The house of MOCA is a real fixer-upper. And that could be a problem as the museum seeks a new director to replace Jeffrey Deitch.
Many museum experts wonder who would be willing to take Deitch's place at the helm of the troubled institution, given the museum board's track record of turmoil, MOCA's shaky finances and its sparse curatorial staff. Its 2012-13 budget was the museum's lowest in 15 years.
"I don't think anybody's gonna take the job until MOCA's situation is far clearer," says former Getty Museum Director John Walsh. "Candidates are going to be looking for a board that's well organized, has achieved its financial goal and is together on what kind of place they stand for. I trust the board will not hit the gas, but hit the brakes. Because this is a very big moment."
Some think that the search could be complicated by the involvement of billionaire Eli Broad, the museum board's founding chairman and life trustee and its biggest donor. He played a major role in bringing Deitch to Los Angeles three years ago.
"Whoever they get to replace Jeffrey Deitch will need to have an absolute guarantee of complete curatorial freedom to do the shows they want, when they want," says former Museum of Contemporary Art board member and art collector Dean Valentine, who currently serves on an advisory board of Los Angeles' Hammer Museum.
"Until Eli Broad comes to a recognition that he needs to stay away from the museum in anything other than a financial capacity," he says, "and until the board begins to behave responsibly and financially support the director, then a new director won't have the tools to revive this amazing institution."
Broad did not respond to a request for a comment.
MOCA announced on Wednesday that Deitch, a former New York art gallery owner, would be stepping down following a stormy tenure. Supporters say he helped MOCA revitalize its shows and try new things, while critics say he was unprepared for the administrative and fundraising duties of the job.
MOCA's search committee to find Deitch's replacement will be led by board co-chairs Maria Bell and David Johnson as well as former Los Angeles City Councilman Joel Wachs, a former MOCA trustee who is now president of New York's Andy Warhol Foundation for the Visual Arts.
Carol Weisman, a fundraising expert and president of BoardBuilders.com, says the museum's most pressing need is to raise money.
"I don't think you need someone from the arts at all," Weisman says. "If I had my choice of someone who was an arts expert versus someone not in the arts world who'd raised 100 or 200 million, I'd go with the one who brought the money.

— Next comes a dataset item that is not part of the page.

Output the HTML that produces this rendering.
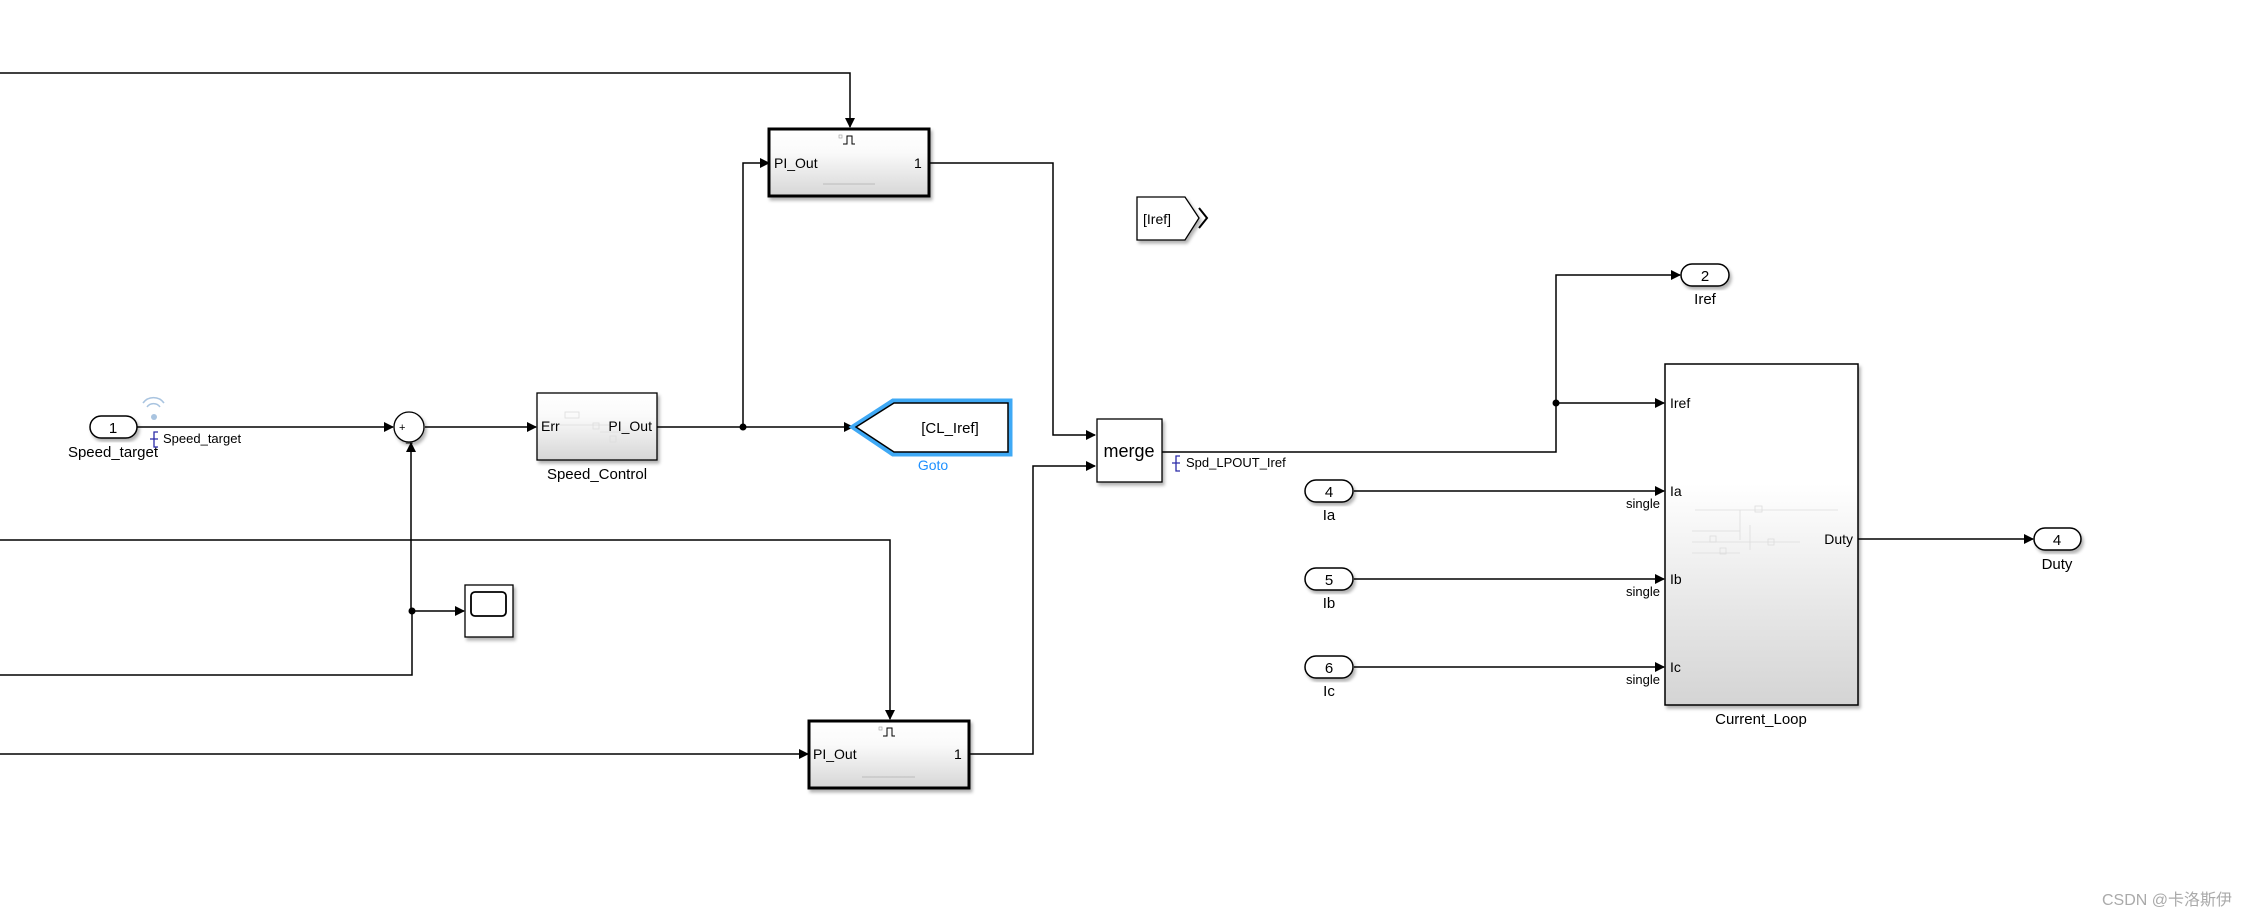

Great fundraisers listen well and can tap into what people really care about. They can learn the art part."
But an ability to raise money alone isn't enough, says former head of fundraising for the Guggenheim Museum, Charlie Brown.
"They really have to have a background in art or at least arts management. And a vision for MOCA — that's what a fundraiser would sell to a potential donor."
While there is no clear front-runner for the job at this point, art world experts said potential candidates include former MOCA senior curator Ann Goldstein. She is currently the artistic director of Amsterdam's Stedelijk Museum, and is a close friend of Wachs.
Former MOCA Director Richard Koshalek is another potential candidate.
"He'd know how to rebuild it," says artist John Baldessari, who resigned from MOCA's board when longtime chief curator Paul Schimmel was forced out after a rocky two-year relationship with Deitch.
Baldessari notes that until recently, Koshalek served as director of the Smithsonian's Hirshhorn Museum.